Transparent Communication Is Non-Negotiable
Bottling up your intentions is a recipe for disaster. Whether selling to a third party or passing the reins to family or management, open communication with staff, stakeholders, and advisers ensures alignment and minimises anxiety. Several UK founders highlighted how honest dialogue helped retain key talent and kept customers loyal through the transition.
Don’t Underestimate Professional Advice
A common misstep in British exits? Skimping on expert advice to save on fees. In reality, those who invested in tax specialists, corporate lawyers, and M&A advisors often avoided costly mistakes—be it capital gains surprises or overlooked contractual obligations. The lesson: surround yourself with a trusted advisory team early in the process.
Culture Is King—Especially With Succession
Passing your business onto the next generation (family or otherwise) isn’t just about titles; it’s about values and culture. UK case studies show that successful transitions are built on shared vision, not just technical competence. Founders who prioritised mentoring their successors—and embedded company ethos into every handover—reported longer-lasting legacies.
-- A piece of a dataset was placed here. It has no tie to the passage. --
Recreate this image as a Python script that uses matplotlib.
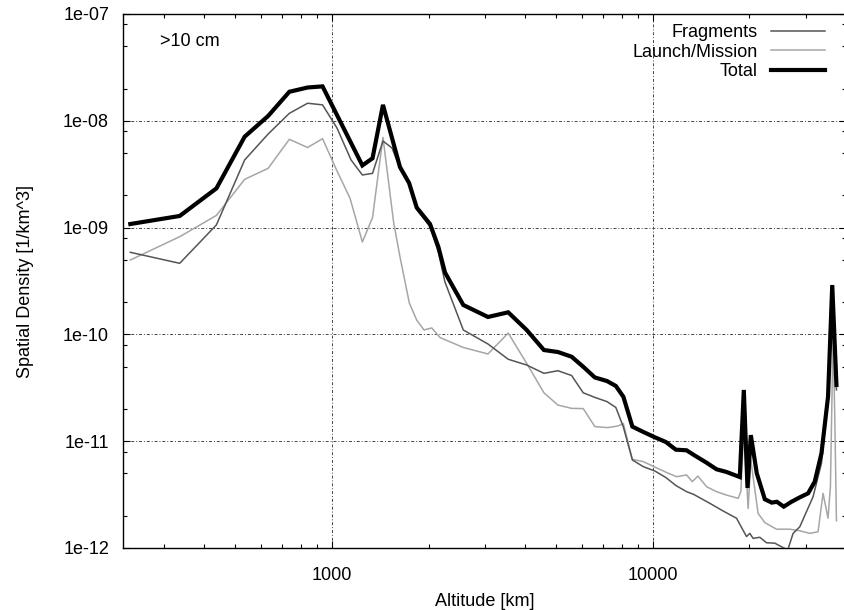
import matplotlib
matplotlib.use("Agg")
import matplotlib.pyplot as plt
from matplotlib.ticker import LogLocator, FixedLocator, NullFormatter, FixedFormatter

plt.rcParams['font.family'] = ['Liberation Sans', 'DejaVu Sans']

# ---- data (altitude in km, spatial density in 1/km^3) ----
total_alt = [235, 335, 436, 534, 632, 736, 839, 934, 1243, 1337, 1441, 1628, 1738, 1836,
             2020, 2144, 2249, 2565, 3062, 3541, 4042, 4575, 5058, 5581, 6066, 6596, 7191,
             7666, 8091, 8632, 9341, 10144, 10977, 11793, 12735, 13420, 14702, 15788, 16966,
             18664, 19210, 19724, 20200, 21086, 22336, 23480, 24340, 25590, 27050, 28710,
             30470, 31960, 33540, 35160, 36240, 37350]
total_dens = [1.08e-9, 1.285e-9, 2.33e-9, 7.1e-9, 1.11e-8, 1.87e-8, 2.05e-8, 2.10e-8, 3.82e-9,
              4.46e-9, 1.41e-8, 3.69e-9, 2.62e-9, 1.54e-9, 1.08e-9, 6.62e-10, 3.80e-10,
              1.885e-10, 1.456e-10, 1.61e-10, 1.10e-10, 7.14e-11, 6.84e-11, 6.18e-11, 4.98e-11,
              3.95e-11, 3.66e-11, 3.29e-11, 2.61e-11, 1.37e-11, 1.22e-11, 1.088e-11, 9.83e-12,
              8.33e-12, 8.22e-12, 7.43e-12, 6.29e-12, 5.46e-12, 5.15e-12, 4.62e-12, 3.02e-11,
              3.65e-12, 1.14e-11, 5.00e-12, 2.86e-12, 2.66e-12, 2.71e-12, 2.44e-12, 2.71e-12,
              2.98e-12, 3.25e-12, 4.18e-12, 7.70e-12, 2.61e-11, 2.90e-10, 3.36e-11]

frag_alt = [235, 335, 436, 534, 632, 736, 839, 934, 1036, 1146, 1243, 1337, 1441, 1538, 1628,
            1738, 1836, 2020, 2144, 2249, 2565, 3062, 3541, 4042, 4575, 5058, 5581, 6066, 6596,
            7191, 7666, 8091, 8632, 9341, 10144, 10977, 11793, 12735, 13420, 15054, 16558,
            18232, 19583, 20057, 20539, 21544, 22605, 23988, 25460, 26340, 27360, 28710, 31580,
            33540, 35160, 36240, 37350]
frag_dens = [5.87e-10, 4.63e-10, 1.06e-9, 4.30e-9, 7.52e-9, 1.175e-8, 1.46e-8, 1.41e-8, 8.56e-9,
             4.30e-9, 3.11e-9, 3.22e-9, 6.47e-9, 5.56e-9, 3.59e-9, 2.53e-9, 1.48e-9, 1.02e-9,
             5.91e-10, 3.09e-10, 1.10e-10, 8.13e-11, 5.85e-11, 5.17e-11, 4.32e-11, 4.57e-11,
             4.12e-11, 2.84e-11, 2.57e-11, 2.35e-11, 2.07e-11, 1.36e-11, 6.67e-12, 5.77e-12,
             5.26e-12, 4.57e-12, 3.85e-12, 3.37e-12, 3.17e-12, 2.62e-12, 2.22e-12, 1.90e-12,
             1.28e-12, 1.37e-12, 1.23e-12, 1.26e-12, 1.12e-12, 1.11e-12, 1.01e-12, 0.96e-12,
             1.37e-12, 1.58e-12, 3.02e-12, 6.21e-12, 2.43e-11, 1.69e-10, 3.02e-11]

lm_alt = [235, 335, 436, 534, 632, 736, 839, 934, 1036, 1138, 1243, 1337, 1441, 1555, 1628,
          1741, 1836, 1935, 2045, 2170, 2565, 3062, 3541, 4042, 4575, 5058, 5581, 6066, 6596,
          7242, 7795, 8091, 8632, 9341, 10144, 10977, 11852, 12735, 13278, 13810, 14702, 15788,
          16966, 18443, 18803, 19210, 19813, 20200, 21281, 22336, 24290, 26715, 28710, 30840,
          32730, 33930, 35160, 35770, 36450, 36900, 37350]
lm_dens = [4.97e-10, 8.22e-10, 1.30e-9, 2.83e-9, 3.59e-9, 6.71e-9, 5.62e-9, 6.80e-9, 3.39e-9,
           1.88e-9, 7.33e-10, 1.24e-9, 7.0e-9, 1.13e-9, 5.34e-10, 1.97e-10, 1.36e-10, 1.10e-10,
           1.15e-10, 9.35e-11, 7.54e-11, 6.56e-11, 1.03e-10, 5.36e-11, 2.84e-11, 2.18e-11,
           2.03e-11, 2.02e-11, 1.37e-11, 1.34e-11, 1.39e-11, 1.46e-11, 6.77e-12, 6.43e-12,
           5.73e-12, 5.13e-12, 4.65e-12, 4.83e-12, 4.18e-12, 4.72e-12, 3.75e-12, 3.37e-12,
           3.13e-12, 2.92e-12, 3.37e-12, 1.37e-11, 2.35e-12, 6.67e-12, 2.11e-12, 1.73e-12,
           1.50e-12, 1.50e-12, 1.45e-12, 1.37e-12, 1.42e-12, 3.25e-12, 1.90e-12, 3.75e-12,
           1.02e-10, 1.70e-11, 1.80e-12]

x_major = [1000, 10000]
x_major_labels = ["1000", "10000"]
y_major = [1e-12, 1e-11, 1e-10, 1e-9, 1e-8, 1e-7]
y_major_labels = ["1e-12", "1e-11", "1e-10", "1e-09", "1e-08", "1e-07"]

series_labels = ["Fragments", "Launch/Mission", "Total"]

# ---- figure ----
W, H = 844, 610
fig = plt.figure(figsize=(W / 100, H / 100), dpi=100)
ax = fig.add_axes([123 / W, 62 / H, (846 - 123) / W, (548 - 14) / H])

ax.set_xscale('log')
ax.set_yscale('log')

l1, = ax.plot(frag_alt, frag_dens, color='#555555', lw=1.1, label=series_labels[0], zorder=3)
l2, = ax.plot(lm_alt, lm_dens, color='#a6a6a6', lw=1.1, label=series_labels[1], zorder=2)
l3, = ax.plot(total_alt, total_dens, color='black', lw=3.0, label=series_labels[2], zorder=4,
              solid_joinstyle='miter')

ax.set_xlim(223, 40000)
ax.set_ylim(1e-12, 1e-7)

ax.xaxis.set_major_locator(FixedLocator(x_major))
ax.xaxis.set_major_formatter(FixedFormatter(x_major_labels))
ax.xaxis.set_minor_locator(LogLocator(base=10, subs=[2, 3, 4, 5, 6, 7, 8, 9]))
ax.xaxis.set_minor_formatter(NullFormatter())
ax.yaxis.set_major_locator(FixedLocator(y_major))
ax.yaxis.set_major_formatter(FixedFormatter(y_major_labels))
ax.yaxis.set_minor_locator(LogLocator(base=10, subs=[2, 5, 8]))
ax.yaxis.set_minor_formatter(NullFormatter())

ax.tick_params(which='both', direction='in', top=True, right=True, width=0.8, color='black')
ax.tick_params(which='major', length=5)
ax.tick_params(which='minor', length=3)
ax.tick_params(axis='x', which='major', pad=14, labelsize=13)
ax.tick_params(axis='y', which='major', pad=10, labelsize=13)

for s in ax.spines.values():
    s.set_linewidth(1.0)

ax.grid(True, which='major', color='#444444', linestyle=(0, (3, 2, 1, 2)), linewidth=0.7)

ax.set_xlabel("Altitude [km]", fontsize=13)
ax.set_ylabel("Spatial Density [1/km^3]", fontsize=13)
ax.xaxis.set_label_coords(0.5, -(593 - 548) / 534)
ax.yaxis.set_label_coords((34 - 123) / 723, 0.5)

ax.text((160 - 123) / 723, 1 - (42 - 14) / 534, ">10 cm", transform=ax.transAxes,
        ha='left', va='center', fontsize=13)

leg = ax.legend(handles=[l1, l2, l3], loc='upper right',
                bbox_to_anchor=((825 - 123) / 723, 1 - (24 - 14) / 534),
                frameon=False, markerfirst=False, borderpad=0, borderaxespad=0,
                handlelength=3.0, handletextpad=0.72, labelspacing=0.15, fontsize=13)

fig.savefig("out.png", dpi=100)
Practical Steps for Business Owners
- Begin with a clear timeline and succession/exit checklist
- Engage independent valuation experts to get an honest appraisal
- Document processes meticulously to ensure knowledge transfer
- Consider phased transitions instead of abrupt handovers
Avoidable Pitfalls from the Trenches
- Leaving succession too late, resulting in forced sales at low valuations
- Lack of clarity over roles leading to power struggles post-exit
- Ignoring emotional impact on staff or family members involved in the business
The bottom line? The British business landscape rewards those who prepare thoroughly and communicate openly. Embrace robust planning and don’t shy away from asking for help—your legacy (and bank balance) will thank you for it.